A day trip out of Bogota started with Karl and I heading over to the Empanadita stand across Carrera 7 from the Hotel. Juan Valdez pastries would not suffice for our needs. But dos empanaditas Bogotano y tres empanaditas queso would. And that's what happened.
This is where you learn an important distinction between Karl and I. He loved the sweet queso empanadita with a slight dusting of sugar on the just fried crust.
I loved the savory carne y papas Bogotano, even for breakfast.
Off we went North to Zipaquira to visit what Colombians voted "The" marvel of modern Colombia. A cathedral built underground in a massive salt mine.
The original cathedral was a small space in which miners offered prayers before starting their shift. It became a tourist attraction but was eventually deemed unsafe in the late 1980s.
So from 1990-95 the mine undertook a project to create a massive cathedral in the mine. And create it they did.
First are the fourteen stations of the cross providing a walking tour of Jesus' walk with and death on the cross. Stations are about 30-50 feet apart and feature huge crosses of 10-12 feet in height carved into the salt with stone prayer stands.
Once past the fourteen stations, you descend further into the chapel of the cathedral, a MASSIVE cavernous set of rooms with ceiling reaching 100 feet and pillars 30 feet around holding it all together.
There you see the main cross carved out of the rock. A 60-plus foot tall monolith in the dark under the rock and earth.
From the cathedral you can see the town of Zipaquira. About an hour north of Bogota, the town is about 110,000 people.

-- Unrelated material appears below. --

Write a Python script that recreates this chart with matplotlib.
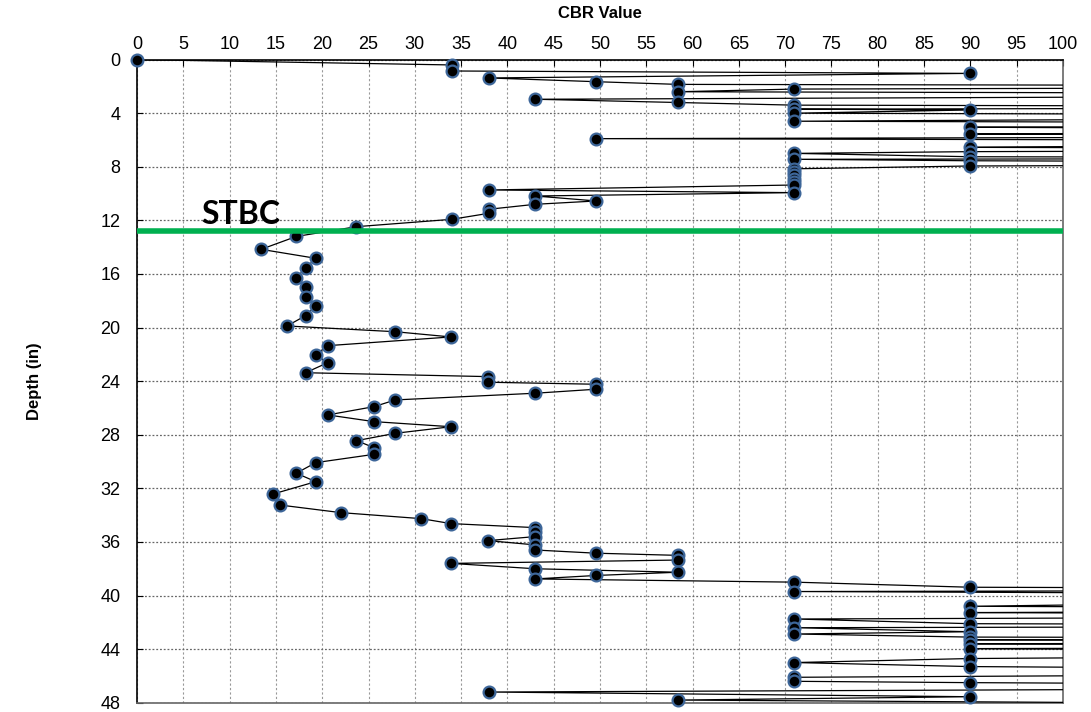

Some of those people have a job of taking meat from the kitchen and putting it on vertical spits standing over hunks of burning logs. Not a bad advertisement for your restaurant.
Like I said...meat on sticks. Beef, pork, and LAMB!
Here's the name of our lunch joint.
Here's what they do for you. Order by the number of people you have. Hunks of meat, yuca, plantains, roast potatoes, and guacamole.
Plantains and guacamole get the close-up here.
Sadly, there was some food left on the plate when we were done. It wasn't much though.